You can choose between a still rosé and a sparkling one. Both types will be excellent with scallops. A sparkling version can be even more appealing if you’re serving scallops at a party or some other occasion. You can end up making the event feel that much more special.
Rosés are often forgiving too, so it’s easy to find meals that they match perfectly with. Some people go as far to say that rosé goes with everything. This isn’t strictly true, of course, rosé is a poor choice for some meals. Still, you have to admit that it’s rare to find a rosé that ruins your meal. At worst, the match simply isn’t perfect.
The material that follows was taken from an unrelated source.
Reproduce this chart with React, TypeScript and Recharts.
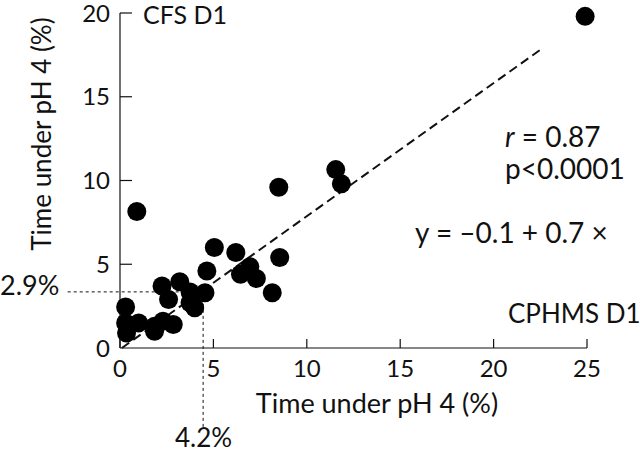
import {
  ScatterChart,
  Scatter,
  XAxis,
  YAxis,
  ReferenceLine,
} from 'recharts';

// CPHMS D1 (x) vs CFS D1 (y), time under pH 4 (%)
const xValues = [0.3, 0.3, 0.35, 1.0, 1.85, 1.85, 2.3, 2.85, 0.9, 2.25, 3.2, 2.6, 3.75, 3.75, 4.0, 4.55, 4.65, 5.05, 6.2, 6.45, 6.95, 7.3, 8.15, 8.55, 8.5, 11.55, 11.85, 24.9];
const yValues = [2.45, 1.5, 0.9, 1.5, 1.3, 1.0, 1.6, 1.4, 8.15, 3.7, 3.95, 2.9, 3.35, 2.7, 2.4, 3.3, 4.6, 6.0, 5.7, 4.4, 4.85, 4.15, 3.3, 5.4, 9.6, 10.65, 9.8, 19.8];

const xTicks = [0, 5, 10, 15, 20, 25];
const yTicks = [0, 5, 10, 15, 20];

// regression line as drawn, and the dotted guide at the cut-off
const fitLine = [{ x: 0.1, y: 0 }, { x: 22.5, y: 17.8 }];
const guideX = 4.45;
const guideY = 3.35;

const FONT = 'Lato, "DejaVu Sans", sans-serif';
const INK = '#111';

const points = xValues.map((x, i) => ({ x, y: yValues[i] }));

function XTick({ x, y, payload }: any) {
  return (
    <g>
      <line x1={x} y1={y} x2={x} y2={y - 9} stroke={INK} strokeWidth={1.2} />
      <text x={x} y={y + 29} textAnchor="middle" fontSize={24} fontFamily={FONT} fill={INK}>
        {payload.value}
      </text>
    </g>
  );
}

function YTick({ x, y, payload }: any) {
  return (
    <g>
      {payload.value !== 0 && (
        <line x1={x} y1={y} x2={x + 12} y2={y} stroke={INK} strokeWidth={1.2} />
      )}
      <text x={x - 10} y={y + 8.5} textAnchor="end" fontSize={24} fontFamily={FONT} fill={INK}>
        {payload.value}
      </text>
    </g>
  );
}

const Dot = (props: any) => <circle cx={props.cx} cy={props.cy} r={9.5} fill="#000" />;

const textStyle: React.CSSProperties = {
  position: 'absolute',
  fontFamily: FONT,
  fontSize: 28,
  color: INK,
  whiteSpace: 'nowrap',
  lineHeight: 1,
};

export default function App() {
  return (
    <div style={{ position: 'absolute', left: 0, top: 0, width: 640, height: 453, background: '#fff', overflow: 'hidden' }}>
      <ScatterChart width={640} height={453} margin={{ top: 13, right: 53, bottom: 45, left: 60 }}>
        <XAxis
          type="number"
          dataKey="x"
          domain={[0, 25]}
          ticks={xTicks}
          tickSize={0}
          tickMargin={0}
          tickLine={false}
          tick={<XTick />}
          stroke={INK}
          strokeWidth={1.2}
          height={60}
          interval={0}
        />
        <YAxis
          type="number"
          dataKey="y"
          domain={[0, 20]}
          ticks={yTicks}
          tickSize={0}
          tickMargin={0}
          tickLine={false}
          tick={<YTick />}
          stroke={INK}
          strokeWidth={1.2}
          width={60}
          interval={0}
        />
        <ReferenceLine
          segment={[{ x: -2.8, y: guideY }, { x: guideX, y: guideY }]}
          stroke={INK}
          strokeDasharray="3 3"
          strokeWidth={1}
          ifOverflow="visible"
        />
        <ReferenceLine
          segment={[{ x: guideX, y: guideY }, { x: guideX, y: -4.9 }]}
          stroke={INK}
          strokeDasharray="3 3"
          strokeWidth={1}
          ifOverflow="visible"
        />
        <ReferenceLine
          segment={fitLine}
          stroke={INK}
          strokeDasharray="9 5"
          strokeWidth={2}
          ifOverflow="visible"
        />
        <Scatter data={points} shape={Dot} isAnimationActive={false} />
      </ScatterChart>
      <div
        style={{
          ...textStyle,
          fontSize: 26,
          left: 41,
          top: 134,
          transform: 'translate(-50%, -50%) rotate(-90deg)',
        }}
      >
        Time under pH 4 (%)
      </div>
      <div style={{ ...textStyle, fontSize: 27, left: 377, top: 389, transform: 'translateX(-50%)' }}>
        Time under pH 4 (%)
      </div>
      <div style={{ ...textStyle, fontSize: 25, left: 143, top: 2 }}>CFS D1</div>
      <div style={{ ...textStyle, left: 505, top: 122 }}><i>r</i> = 0.87</div>
      <div style={{ ...textStyle, left: 505, top: 154 }}>p&lt;0.0001</div>
      <div style={{ ...textStyle, left: 415, top: 218 }}>y = –0.1 + 0.7 ×</div>
      <div style={{ ...textStyle, fontSize: 26, left: 508, top: 300 }}>CPHMS D1</div>
      <div style={{ ...textStyle, fontSize: 27, left: 0, top: 271 }}>2.9%</div>
      <div style={{ ...textStyle, fontSize: 26, left: 175, top: 424 }}>4.2%</div>
    </div>
  );
}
Tips for Pairing Wine With Scallops
While scallops are meaty, they have a delicate flavor. Because of this, you need to be very careful with the wine that you choose. Many types of wine will overwhelm most of the nuances of your scallops. This is especially true if you’re eating scallops raw or mostly on their own.
As such, you’ll need to focus on light wines, especially those that have some vibrancy.
The main exception is meals that use some heavier flavors, like bacon or perhaps some type of glaze. Flavors like these allow you to focus on a wine with more body too, like the light reds that we mentioned as part of this list.
And, as always, experiment! You could start with wines that pair well with other types of seafood, like lobster, or check out various dry white wines. Many dry whites are a natural complement for the scallops.
Also, remember that the type of wine is only part of the equation. Take chardonnay, as an example, there are many different styles of wine that are considered chardonnay. And, even similar chardonnay wines have characteristics that set them apart.